§ **WHAT IS EXPECTED**: Copy everything in the data below exactly except the pictures.

§ **INFORMATION PROVIDED**:
◇ ◇ ◇ ◇ ◇ ◇ ◇

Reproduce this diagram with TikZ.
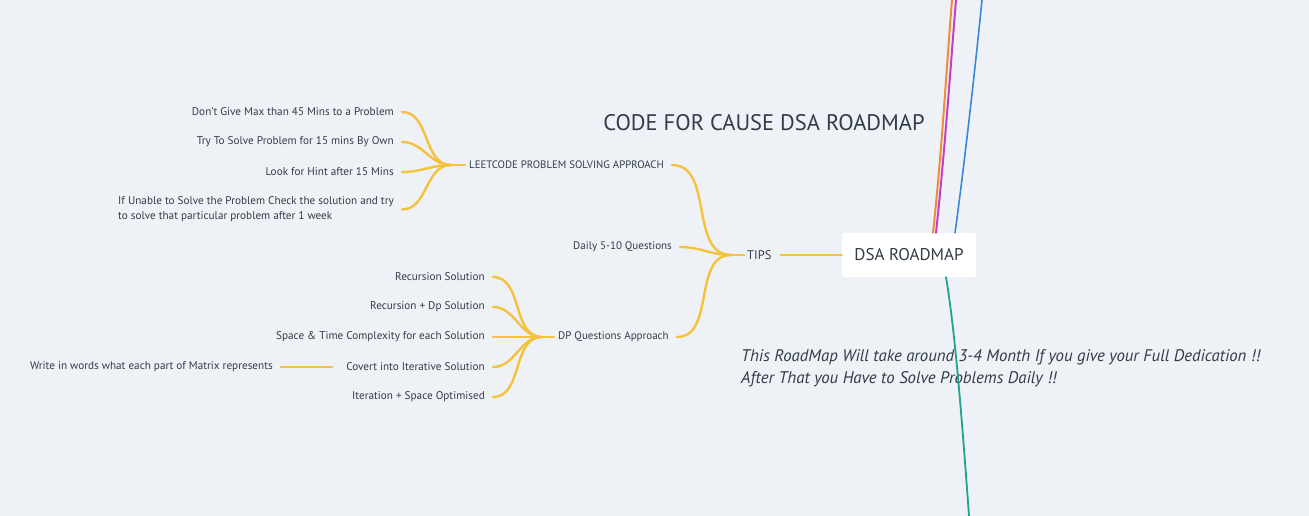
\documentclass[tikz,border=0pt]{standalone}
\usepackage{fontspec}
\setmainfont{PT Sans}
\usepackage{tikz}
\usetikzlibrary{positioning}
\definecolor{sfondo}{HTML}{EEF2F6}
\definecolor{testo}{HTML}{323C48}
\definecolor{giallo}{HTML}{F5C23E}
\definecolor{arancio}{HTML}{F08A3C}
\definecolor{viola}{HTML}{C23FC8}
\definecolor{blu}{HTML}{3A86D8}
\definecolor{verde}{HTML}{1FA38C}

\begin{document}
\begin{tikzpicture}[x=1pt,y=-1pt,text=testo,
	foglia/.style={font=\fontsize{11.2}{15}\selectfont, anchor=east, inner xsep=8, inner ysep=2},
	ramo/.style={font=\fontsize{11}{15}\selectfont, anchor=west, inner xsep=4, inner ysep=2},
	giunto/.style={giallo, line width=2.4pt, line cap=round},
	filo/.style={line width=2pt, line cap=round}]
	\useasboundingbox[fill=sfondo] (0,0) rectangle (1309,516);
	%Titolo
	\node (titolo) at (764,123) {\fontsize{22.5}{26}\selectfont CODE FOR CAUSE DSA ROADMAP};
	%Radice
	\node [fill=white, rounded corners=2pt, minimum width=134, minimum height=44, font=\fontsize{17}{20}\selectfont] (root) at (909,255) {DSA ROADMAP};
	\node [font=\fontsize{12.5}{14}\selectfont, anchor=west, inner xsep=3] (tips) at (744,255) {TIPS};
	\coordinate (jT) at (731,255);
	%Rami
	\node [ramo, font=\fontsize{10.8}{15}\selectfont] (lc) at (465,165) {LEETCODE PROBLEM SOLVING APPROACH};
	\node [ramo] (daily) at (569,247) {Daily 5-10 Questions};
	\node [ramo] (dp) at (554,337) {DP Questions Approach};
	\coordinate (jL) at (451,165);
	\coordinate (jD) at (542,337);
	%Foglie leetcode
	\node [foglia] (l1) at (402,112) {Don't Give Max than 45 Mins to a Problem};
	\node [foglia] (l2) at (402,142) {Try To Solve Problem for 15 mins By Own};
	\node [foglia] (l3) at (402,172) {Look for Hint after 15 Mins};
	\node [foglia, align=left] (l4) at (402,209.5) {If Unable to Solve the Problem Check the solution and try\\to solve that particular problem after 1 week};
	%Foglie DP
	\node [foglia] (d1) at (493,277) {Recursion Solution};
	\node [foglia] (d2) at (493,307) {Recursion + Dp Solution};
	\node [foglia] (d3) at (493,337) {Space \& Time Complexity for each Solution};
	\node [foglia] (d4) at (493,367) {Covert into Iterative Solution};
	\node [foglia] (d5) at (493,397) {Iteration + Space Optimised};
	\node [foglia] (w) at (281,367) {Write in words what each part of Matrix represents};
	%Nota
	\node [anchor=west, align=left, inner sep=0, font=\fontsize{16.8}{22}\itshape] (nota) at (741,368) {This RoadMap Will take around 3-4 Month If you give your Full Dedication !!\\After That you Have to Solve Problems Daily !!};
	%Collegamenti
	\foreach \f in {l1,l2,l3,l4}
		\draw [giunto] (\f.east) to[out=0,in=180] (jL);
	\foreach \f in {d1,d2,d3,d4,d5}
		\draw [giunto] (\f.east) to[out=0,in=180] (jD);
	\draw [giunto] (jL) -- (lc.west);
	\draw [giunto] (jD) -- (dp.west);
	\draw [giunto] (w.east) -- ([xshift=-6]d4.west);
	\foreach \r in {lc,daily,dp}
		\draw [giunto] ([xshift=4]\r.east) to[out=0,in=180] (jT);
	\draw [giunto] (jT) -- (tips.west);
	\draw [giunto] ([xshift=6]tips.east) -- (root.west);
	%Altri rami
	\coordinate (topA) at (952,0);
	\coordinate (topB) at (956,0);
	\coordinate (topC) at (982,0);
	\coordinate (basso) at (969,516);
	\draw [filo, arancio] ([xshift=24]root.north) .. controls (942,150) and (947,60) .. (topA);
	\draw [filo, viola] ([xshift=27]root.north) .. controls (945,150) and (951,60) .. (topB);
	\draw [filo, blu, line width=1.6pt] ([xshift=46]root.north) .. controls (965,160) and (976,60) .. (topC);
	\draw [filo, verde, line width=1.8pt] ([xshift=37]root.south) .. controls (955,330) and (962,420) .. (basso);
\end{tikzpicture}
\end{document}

◇ ◇ ◇ ◇ ◇ ◇ ◇

§ **TASK RESPONSE**:
Reproduce this diagram with TikZ.
\documentclass[tikz,border=0pt]{standalone}
\usepackage{fontspec}
\setmainfont{PT Sans}
\usepackage{tikz}
\usetikzlibrary{positioning}
\definecolor{sfondo}{HTML}{EEF2F6}
\definecolor{testo}{HTML}{323C48}
\definecolor{giallo}{HTML}{F5C23E}
\definecolor{arancio}{HTML}{F08A3C}
\definecolor{viola}{HTML}{C23FC8}
\definecolor{blu}{HTML}{3A86D8}
\definecolor{verde}{HTML}{1FA38C}

\begin{document}
\begin{tikzpicture}[x=1pt,y=-1pt,text=testo,
	foglia/.style={font=\fontsize{11.2}{15}\selectfont, anchor=east, inner xsep=8, inner ysep=2},
	ramo/.style={font=\fontsize{11}{15}\selectfont, anchor=west, inner xsep=4, inner ysep=2},
	giunto/.style={giallo, line width=2.4pt, line cap=round},
	filo/.style={line width=2pt, line cap=round}]
	\useasboundingbox[fill=sfondo] (0,0) rectangle (1309,516);
	%Titolo
	\node (titolo) at (764,123) {\fontsize{22.5}{26}\selectfont CODE FOR CAUSE DSA ROADMAP};
	%Radice
	\node [fill=white, rounded corners=2pt, minimum width=134, minimum height=44, font=\fontsize{17}{20}\selectfont] (root) at (909,255) {DSA ROADMAP};
	\node [font=\fontsize{12.5}{14}\selectfont, anchor=west, inner xsep=3] (tips) at (744,255) {TIPS};
	\coordinate (jT) at (731,255);
	%Rami
	\node [ramo, font=\fontsize{10.8}{15}\selectfont] (lc) at (465,165) {LEETCODE PROBLEM SOLVING APPROACH};
	\node [ramo] (daily) at (569,247) {Daily 5-10 Questions};
	\node [ramo] (dp) at (554,337) {DP Questions Approach};
	\coordinate (jL) at (451,165);
	\coordinate (jD) at (542,337);
	%Foglie leetcode
	\node [foglia] (l1) at (402,112) {Don't Give Max than 45 Mins to a Problem};
	\node [foglia] (l2) at (402,142) {Try To Solve Problem for 15 mins By Own};
	\node [foglia] (l3) at (402,172) {Look for Hint after 15 Mins};
	\node [foglia, align=left] (l4) at (402,209.5) {If Unable to Solve the Problem Check the solution and try\\to solve that particular problem after 1 week};
	%Foglie DP
	\node [foglia] (d1) at (493,277) {Recursion Solution};
	\node [foglia] (d2) at (493,307) {Recursion + Dp Solution};
	\node [foglia] (d3) at (493,337) {Space \& Time Complexity for each Solution};
	\node [foglia] (d4) at (493,367) {Covert into Iterative Solution};
	\node [foglia] (d5) at (493,397) {Iteration + Space Optimised};
	\node [foglia] (w) at (281,367) {Write in words what each part of Matrix represents};
	%Nota
	\node [anchor=west, align=left, inner sep=0, font=\fontsize{16.8}{22}\itshape] (nota) at (741,368) {This RoadMap Will take around 3-4 Month If you give your Full Dedication !!\\After That you Have to Solve Problems Daily !!};
	%Collegamenti
	\foreach \f in {l1,l2,l3,l4}
		\draw [giunto] (\f.east) to[out=0,in=180] (jL);
	\foreach \f in {d1,d2,d3,d4,d5}
		\draw [giunto] (\f.east) to[out=0,in=180] (jD);
	\draw [giunto] (jL) -- (lc.west);
	\draw [giunto] (jD) -- (dp.west);
	\draw [giunto] (w.east) -- ([xshift=-6]d4.west);
	\foreach \r in {lc,daily,dp}
		\draw [giunto] ([xshift=4]\r.east) to[out=0,in=180] (jT);
	\draw [giunto] (jT) -- (tips.west);
	\draw [giunto] ([xshift=6]tips.east) -- (root.west);
	%Altri rami
	\coordinate (topA) at (952,0);
	\coordinate (topB) at (956,0);
	\coordinate (topC) at (982,0);
	\coordinate (basso) at (969,516);
	\draw [filo, arancio] ([xshift=24]root.north) .. controls (942,150) and (947,60) .. (topA);
	\draw [filo, viola] ([xshift=27]root.north) .. controls (945,150) and (951,60) .. (topB);
	\draw [filo, blu, line width=1.6pt] ([xshift=46]root.north) .. controls (965,160) and (976,60) .. (topC);
	\draw [filo, verde, line width=1.8pt] ([xshift=37]root.south) .. controls (955,330) and (962,420) .. (basso);
\end{tikzpicture}
\end{document}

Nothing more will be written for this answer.